Noctarius hat gesagt.:


> Ähm hallo? Oo Ein Array hat keine Funktion length!!! Sondern eine Property length


find ich übrigens blöd... ist eine ausnahme, für die es imho keinen besonders guten Grund gibt...  ???:L


----------



## rgrenzh (11. Apr 2009)

gast23 hat gesagt.:


> Wegen vorname.length(); in der zweiten Schleife musst du nachname.length() nehmen!




Habs geändert Fehler kommt aber immer noch

Bitte geben Sie Ihren Vornamen ein: 
Töf
Bitte geben Sie Ihren Nachnamen ein: 
Töfüß
Error: java.lang.ArrayIndexOutOfBoundsException: 4
Toef Toefuess


----------



## faetzminator (11. Apr 2009)

rgrenzh hat gesagt.:


> Habs geändert Fehler kommt aber immer noch
> 
> Bitte geben Sie Ihren Vornamen ein:
> Töf
> ...


gast23 hat auch einen völligen Sch* erzählt :lol:
Aber natürlich, es heisst weder
vorname.length();
noch
beforeSwitch.length();
sondern
beforeSwitch.length;


----------



## rgrenzh (11. Apr 2009)

faetzminator hat gesagt.:


> gast23 hat auch einen völligen Sch* erzählt :lol:
> Aber natürlich, es heisst weder
> vorname.length();
> noch
> ...



Hehe Danke! Jetzt kapier ich zwar gar nichts mehr aber es funktioniert


----------



## faetzminator (11. Apr 2009)

Strings haben eine Methode namens length, darum: string.length()
Arrays haben eine Property namens length, darum: array.length


----------



## 23 (11. Apr 2009)

nachname ist doch ein String...

und er hat in der nachnamen schleife bis vorname.length() replaced...

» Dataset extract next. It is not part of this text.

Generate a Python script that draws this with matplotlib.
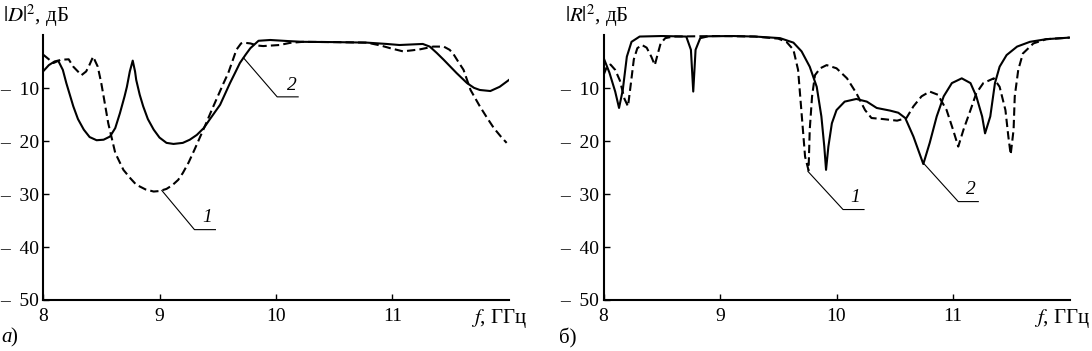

wo hab ich da bitte mist erzählt?

und er kann aus before ein char array machen... das kostet weniger vermutlich...


----------



## faetzminator (11. Apr 2009)

Schau dir den Code doch einfach nochmals an


----------



## 23 (11. Apr 2009)

ja before.. 

Hab gedacht er macht replaceChar


----------



## 0x7F800000 (11. Apr 2009)

gast23 hat gesagt.:


> und er hat in der nachnamen schleife bis vorname.length() replaced...
> wo hab ich da bitte mist erzählt?


die länge des arrays mit zu ersetzenden buchstaben hat weder was mit der länge des vornamens, noch mit der länge des nachnamens zu tun.

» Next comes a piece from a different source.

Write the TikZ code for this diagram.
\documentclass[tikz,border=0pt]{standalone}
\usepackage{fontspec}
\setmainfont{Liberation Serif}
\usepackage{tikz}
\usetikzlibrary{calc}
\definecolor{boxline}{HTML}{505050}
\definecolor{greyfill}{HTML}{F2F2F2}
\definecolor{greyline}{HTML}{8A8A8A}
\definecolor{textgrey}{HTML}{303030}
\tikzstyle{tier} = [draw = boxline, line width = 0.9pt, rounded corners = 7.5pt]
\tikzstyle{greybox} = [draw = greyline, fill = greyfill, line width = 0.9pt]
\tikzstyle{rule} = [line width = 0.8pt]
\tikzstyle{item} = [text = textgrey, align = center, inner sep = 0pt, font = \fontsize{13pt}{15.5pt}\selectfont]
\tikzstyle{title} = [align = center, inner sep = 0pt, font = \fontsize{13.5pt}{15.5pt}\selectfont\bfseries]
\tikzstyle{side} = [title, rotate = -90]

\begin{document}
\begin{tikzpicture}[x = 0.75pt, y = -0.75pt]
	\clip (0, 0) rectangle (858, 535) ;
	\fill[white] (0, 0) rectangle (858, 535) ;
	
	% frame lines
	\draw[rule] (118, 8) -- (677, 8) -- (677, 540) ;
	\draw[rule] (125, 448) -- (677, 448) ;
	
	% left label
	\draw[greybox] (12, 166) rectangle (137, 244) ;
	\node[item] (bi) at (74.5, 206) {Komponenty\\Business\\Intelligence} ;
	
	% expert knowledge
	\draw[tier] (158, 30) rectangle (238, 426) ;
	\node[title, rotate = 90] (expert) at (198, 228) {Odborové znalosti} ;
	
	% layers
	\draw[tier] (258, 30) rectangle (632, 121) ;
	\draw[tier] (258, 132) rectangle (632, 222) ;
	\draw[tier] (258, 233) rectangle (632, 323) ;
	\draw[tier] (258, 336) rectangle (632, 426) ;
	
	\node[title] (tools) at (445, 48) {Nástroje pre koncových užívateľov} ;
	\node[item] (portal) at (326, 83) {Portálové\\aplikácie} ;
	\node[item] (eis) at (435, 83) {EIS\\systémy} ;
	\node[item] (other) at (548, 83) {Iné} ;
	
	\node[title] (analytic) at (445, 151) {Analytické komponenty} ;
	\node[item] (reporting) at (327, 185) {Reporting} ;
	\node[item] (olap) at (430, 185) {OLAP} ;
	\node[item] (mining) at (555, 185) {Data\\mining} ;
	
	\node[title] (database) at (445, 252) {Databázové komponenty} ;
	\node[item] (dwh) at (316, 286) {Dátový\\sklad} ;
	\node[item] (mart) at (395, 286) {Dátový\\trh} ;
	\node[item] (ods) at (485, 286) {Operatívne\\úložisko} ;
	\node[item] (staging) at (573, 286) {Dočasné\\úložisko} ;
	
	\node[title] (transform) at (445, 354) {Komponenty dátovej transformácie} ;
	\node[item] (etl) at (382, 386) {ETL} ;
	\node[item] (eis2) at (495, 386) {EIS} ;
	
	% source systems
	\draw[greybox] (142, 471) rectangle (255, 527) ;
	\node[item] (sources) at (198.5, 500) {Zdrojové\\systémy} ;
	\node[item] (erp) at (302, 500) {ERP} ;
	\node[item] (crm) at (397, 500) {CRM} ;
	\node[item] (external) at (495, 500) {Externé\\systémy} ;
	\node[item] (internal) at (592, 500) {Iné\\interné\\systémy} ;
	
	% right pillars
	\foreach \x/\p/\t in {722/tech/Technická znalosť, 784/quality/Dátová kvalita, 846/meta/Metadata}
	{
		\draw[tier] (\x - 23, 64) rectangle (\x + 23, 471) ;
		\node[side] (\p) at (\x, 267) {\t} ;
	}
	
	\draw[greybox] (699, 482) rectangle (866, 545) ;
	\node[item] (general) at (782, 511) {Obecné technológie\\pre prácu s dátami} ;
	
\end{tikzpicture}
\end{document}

> und er kann aus before ein char array machen... das kostet weniger vermutlich...


1) 2 Arrays sind eh eine dämliche Idee gewesen, auch wenn der OP sie trotzdem übernommen hat, da bleibe ich dabei...
2) replace(char c, String s) ist undefiniert => man müsste jedes mal Strings aus buchstaben erzeugen, was ja wohl völlig sinnfrei ist.


----------



## faetzminator (11. Apr 2009)

0x7F800000 hat gesagt.:


> 1) 2 Arrays sind eh eine dämliche Idee gewesen, auch wenn der OP sie trotzdem übernommen hat, da bleibe ich dabei...


Etwa so unschön wie ein zweidimensionales Array? Natürlich könne man eine Map machen, aber ein Bisschen viel Aufwand?


----------



## 0x7F800000 (11. Apr 2009)

faetzminator hat gesagt.:


> Etwa so unschön wie ein zweidimensionales Array? Natürlich könne man eine Map machen, aber ein Bisschen viel Aufwand?

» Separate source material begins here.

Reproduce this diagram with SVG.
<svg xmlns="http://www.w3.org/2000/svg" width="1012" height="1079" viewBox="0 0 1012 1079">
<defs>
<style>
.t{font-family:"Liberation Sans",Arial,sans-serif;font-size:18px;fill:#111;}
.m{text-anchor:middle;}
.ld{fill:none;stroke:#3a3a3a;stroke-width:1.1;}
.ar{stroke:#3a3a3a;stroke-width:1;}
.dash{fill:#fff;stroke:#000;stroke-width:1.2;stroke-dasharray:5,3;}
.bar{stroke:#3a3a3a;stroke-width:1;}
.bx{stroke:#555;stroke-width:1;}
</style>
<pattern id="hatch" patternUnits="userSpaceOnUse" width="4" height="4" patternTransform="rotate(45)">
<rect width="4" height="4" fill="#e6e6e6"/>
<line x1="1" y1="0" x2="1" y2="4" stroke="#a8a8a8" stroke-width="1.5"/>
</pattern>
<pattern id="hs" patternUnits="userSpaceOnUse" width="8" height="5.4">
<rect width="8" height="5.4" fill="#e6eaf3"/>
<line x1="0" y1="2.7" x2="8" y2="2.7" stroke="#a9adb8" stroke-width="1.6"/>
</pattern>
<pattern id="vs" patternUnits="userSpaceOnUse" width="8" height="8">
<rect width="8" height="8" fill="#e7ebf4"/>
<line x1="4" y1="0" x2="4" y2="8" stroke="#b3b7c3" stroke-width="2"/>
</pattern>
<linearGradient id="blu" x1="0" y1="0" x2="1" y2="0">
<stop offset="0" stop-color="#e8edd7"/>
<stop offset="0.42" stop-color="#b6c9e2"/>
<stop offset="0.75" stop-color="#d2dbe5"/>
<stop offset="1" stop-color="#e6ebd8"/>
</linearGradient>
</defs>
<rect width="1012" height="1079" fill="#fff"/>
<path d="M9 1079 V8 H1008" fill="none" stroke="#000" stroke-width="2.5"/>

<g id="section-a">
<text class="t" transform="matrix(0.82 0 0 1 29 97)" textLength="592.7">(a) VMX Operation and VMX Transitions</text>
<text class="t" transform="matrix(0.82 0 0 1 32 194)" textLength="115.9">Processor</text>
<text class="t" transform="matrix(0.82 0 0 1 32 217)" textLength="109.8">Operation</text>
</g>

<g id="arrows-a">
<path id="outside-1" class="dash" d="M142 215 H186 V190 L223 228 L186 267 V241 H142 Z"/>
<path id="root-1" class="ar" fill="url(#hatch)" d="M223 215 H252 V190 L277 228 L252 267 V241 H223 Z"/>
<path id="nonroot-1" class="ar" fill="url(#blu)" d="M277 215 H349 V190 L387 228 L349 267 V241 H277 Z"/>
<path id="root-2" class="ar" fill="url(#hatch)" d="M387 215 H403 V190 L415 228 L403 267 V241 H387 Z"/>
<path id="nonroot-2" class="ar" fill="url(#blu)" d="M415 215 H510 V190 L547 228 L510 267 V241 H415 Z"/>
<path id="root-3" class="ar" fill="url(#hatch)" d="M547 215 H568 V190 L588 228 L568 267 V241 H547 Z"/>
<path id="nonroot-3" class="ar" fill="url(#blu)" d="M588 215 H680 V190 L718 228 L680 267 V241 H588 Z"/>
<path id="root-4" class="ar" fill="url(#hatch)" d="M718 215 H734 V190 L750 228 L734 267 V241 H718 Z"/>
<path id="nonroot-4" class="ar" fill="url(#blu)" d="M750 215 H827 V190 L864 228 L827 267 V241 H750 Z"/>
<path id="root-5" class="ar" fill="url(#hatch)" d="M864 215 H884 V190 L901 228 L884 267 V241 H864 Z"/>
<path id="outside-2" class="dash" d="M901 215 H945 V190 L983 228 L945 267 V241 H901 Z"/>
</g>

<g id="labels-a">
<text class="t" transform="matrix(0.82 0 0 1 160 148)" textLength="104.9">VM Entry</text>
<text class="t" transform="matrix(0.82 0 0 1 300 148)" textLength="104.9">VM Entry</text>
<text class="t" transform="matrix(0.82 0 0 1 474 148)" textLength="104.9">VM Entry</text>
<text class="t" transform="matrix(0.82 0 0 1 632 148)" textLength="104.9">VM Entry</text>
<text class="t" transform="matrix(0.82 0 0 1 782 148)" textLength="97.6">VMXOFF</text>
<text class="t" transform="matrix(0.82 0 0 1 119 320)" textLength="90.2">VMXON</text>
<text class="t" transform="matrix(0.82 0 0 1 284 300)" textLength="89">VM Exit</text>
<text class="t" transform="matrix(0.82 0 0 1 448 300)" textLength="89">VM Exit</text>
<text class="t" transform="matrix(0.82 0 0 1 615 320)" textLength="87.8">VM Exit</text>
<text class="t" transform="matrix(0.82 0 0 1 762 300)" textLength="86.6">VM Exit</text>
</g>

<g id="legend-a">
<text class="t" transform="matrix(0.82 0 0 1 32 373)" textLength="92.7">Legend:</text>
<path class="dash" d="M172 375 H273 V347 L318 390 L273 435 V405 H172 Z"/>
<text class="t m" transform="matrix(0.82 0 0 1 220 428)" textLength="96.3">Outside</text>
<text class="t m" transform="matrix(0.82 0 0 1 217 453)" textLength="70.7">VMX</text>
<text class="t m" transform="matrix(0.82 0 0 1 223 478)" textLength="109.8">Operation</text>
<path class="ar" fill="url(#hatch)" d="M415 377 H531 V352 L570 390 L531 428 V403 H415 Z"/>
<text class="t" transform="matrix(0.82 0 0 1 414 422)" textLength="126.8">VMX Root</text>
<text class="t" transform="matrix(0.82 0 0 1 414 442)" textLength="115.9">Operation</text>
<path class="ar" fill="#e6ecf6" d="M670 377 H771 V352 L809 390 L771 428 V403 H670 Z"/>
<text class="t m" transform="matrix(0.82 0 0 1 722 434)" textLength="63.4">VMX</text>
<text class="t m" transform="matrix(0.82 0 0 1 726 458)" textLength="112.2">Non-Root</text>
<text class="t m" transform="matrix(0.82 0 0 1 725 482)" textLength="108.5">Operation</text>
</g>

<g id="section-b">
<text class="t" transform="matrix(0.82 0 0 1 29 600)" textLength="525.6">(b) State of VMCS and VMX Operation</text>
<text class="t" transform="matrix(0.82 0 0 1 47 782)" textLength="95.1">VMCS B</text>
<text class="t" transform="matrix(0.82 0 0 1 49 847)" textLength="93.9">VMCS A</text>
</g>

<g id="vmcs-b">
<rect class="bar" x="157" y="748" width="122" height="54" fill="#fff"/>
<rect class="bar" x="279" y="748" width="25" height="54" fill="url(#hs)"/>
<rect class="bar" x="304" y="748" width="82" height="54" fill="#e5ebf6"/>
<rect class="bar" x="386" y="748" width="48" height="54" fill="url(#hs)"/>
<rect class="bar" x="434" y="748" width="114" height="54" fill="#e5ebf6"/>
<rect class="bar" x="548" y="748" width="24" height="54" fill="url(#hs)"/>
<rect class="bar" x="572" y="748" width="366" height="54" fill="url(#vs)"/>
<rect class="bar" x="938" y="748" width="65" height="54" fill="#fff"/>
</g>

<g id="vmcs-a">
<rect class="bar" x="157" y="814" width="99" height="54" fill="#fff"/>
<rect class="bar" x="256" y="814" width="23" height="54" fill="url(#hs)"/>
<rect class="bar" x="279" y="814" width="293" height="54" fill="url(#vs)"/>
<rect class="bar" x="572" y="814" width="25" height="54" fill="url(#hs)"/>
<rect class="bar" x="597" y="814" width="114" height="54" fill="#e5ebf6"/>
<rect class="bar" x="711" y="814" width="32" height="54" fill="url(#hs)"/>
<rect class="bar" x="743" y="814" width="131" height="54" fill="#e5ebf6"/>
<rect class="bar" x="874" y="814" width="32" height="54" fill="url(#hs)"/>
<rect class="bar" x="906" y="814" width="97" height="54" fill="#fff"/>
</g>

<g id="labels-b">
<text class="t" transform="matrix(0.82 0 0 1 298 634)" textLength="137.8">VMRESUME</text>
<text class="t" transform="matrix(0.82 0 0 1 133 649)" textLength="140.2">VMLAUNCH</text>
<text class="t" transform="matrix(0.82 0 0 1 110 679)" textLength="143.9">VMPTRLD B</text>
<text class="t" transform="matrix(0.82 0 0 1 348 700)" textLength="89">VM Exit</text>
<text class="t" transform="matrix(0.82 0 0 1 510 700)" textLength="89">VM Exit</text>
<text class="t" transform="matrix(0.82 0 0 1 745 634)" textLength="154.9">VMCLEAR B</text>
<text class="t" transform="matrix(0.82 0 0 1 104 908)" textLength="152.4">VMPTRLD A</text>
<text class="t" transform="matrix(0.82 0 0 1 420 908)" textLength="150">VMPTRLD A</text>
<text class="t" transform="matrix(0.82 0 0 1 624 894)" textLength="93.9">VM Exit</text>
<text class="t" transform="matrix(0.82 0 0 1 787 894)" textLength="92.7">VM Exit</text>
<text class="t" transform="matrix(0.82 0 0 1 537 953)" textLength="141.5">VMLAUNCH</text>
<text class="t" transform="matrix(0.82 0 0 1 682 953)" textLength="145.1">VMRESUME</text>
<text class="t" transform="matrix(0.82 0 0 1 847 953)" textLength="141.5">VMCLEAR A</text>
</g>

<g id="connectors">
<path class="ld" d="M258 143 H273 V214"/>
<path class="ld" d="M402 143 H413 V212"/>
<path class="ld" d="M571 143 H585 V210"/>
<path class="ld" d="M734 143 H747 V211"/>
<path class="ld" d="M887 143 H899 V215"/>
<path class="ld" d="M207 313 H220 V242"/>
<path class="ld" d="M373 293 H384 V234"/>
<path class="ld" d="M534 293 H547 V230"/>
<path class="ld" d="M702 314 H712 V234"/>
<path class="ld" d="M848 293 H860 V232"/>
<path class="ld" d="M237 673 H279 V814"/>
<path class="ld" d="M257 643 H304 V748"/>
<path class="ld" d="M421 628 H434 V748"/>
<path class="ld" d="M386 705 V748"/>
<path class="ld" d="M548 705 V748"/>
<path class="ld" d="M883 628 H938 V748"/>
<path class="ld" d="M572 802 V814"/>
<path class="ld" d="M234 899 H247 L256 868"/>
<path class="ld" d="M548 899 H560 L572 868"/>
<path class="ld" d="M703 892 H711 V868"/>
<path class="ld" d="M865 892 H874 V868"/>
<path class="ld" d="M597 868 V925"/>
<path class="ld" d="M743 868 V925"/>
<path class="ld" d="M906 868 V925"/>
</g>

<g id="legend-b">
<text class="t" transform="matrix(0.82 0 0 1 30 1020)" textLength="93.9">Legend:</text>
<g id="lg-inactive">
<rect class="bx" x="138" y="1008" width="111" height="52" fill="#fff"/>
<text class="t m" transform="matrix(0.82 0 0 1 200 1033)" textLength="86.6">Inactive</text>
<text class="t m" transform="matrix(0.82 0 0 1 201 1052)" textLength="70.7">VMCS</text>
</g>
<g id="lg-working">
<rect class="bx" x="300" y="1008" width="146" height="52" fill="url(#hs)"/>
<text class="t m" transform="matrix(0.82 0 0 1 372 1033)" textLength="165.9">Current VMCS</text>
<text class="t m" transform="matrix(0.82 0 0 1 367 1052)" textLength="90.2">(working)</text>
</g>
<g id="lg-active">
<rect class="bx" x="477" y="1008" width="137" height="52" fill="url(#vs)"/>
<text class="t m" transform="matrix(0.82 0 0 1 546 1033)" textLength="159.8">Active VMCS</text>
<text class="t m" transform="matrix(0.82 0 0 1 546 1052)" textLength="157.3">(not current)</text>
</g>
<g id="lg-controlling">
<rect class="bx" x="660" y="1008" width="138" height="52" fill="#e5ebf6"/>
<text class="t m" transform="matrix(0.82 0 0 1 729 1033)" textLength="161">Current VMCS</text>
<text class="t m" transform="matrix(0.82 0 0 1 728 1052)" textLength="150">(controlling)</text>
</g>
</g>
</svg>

Naja, 2D array finde ich da wesentlich angebrachter... zum einen ist das kürzer, zum anderen stehen die paare immer nebeneinander. Wenn man zB 15 buchstabenkombis ersetzen wollte, und sich dann irgendwo im zweiten array verzählt, sodass die zuordnung um +-1 verschoben wird, dann kriegt man eine ziemlich durcheinandergewürfelte ausgabe, und muss dann lange zählen, bis man sieht, an welcher stelle man sich verzählt hat...

Bei 2D Array stehen die paare dagegen direkt nebeneinander, ist doch auch einfacher zu lesen.

Wozu soll hier eine map denn gut sein? Dass man mehr rechenzeit für die Hashcode-berechnung braucht? Außerdem wären da viele extrazeilen nötig...


----------



## Antoras (11. Apr 2009)

0x7F800000 hat gesagt.:


> @Antoras: "Zeichenkodierung der unterschiedlichen OS"? Wohl eher der unterschiedlichen Editoren? Wenn du eclipse unter Linux startest, dort was bastelst, und eclipse wieder unter Windows startest, dürfte da nicht viel schief gehen... Wenn du aber in jedem OS irgendeinen anderen Editor verwendest, der jeweils andere default-einstellungen hat, dann kriegst du evtl irgendwelchen salat... kA, habe bisher niemals irgendwas außer ascii im code verwendet, sehe keine notwendigkeit da irgendwelche umlaute einzubauen, denglisch stinkt eh^^


Ich arbeite nur mit eclipse und die Einstellungen synchronisiere ich immer - allerdings fällt mir gerade ein, dass ich jedes Mal wenn ich mal wieder unter Windows programmiere eine Fehlermeldung, von wegen "konnte irgendwas nicht wiederherstellen", bekomme. Vllt. sind da doch ein paar Einstellungen falsch gesetzt. Werde ich mir mal angucken.


----------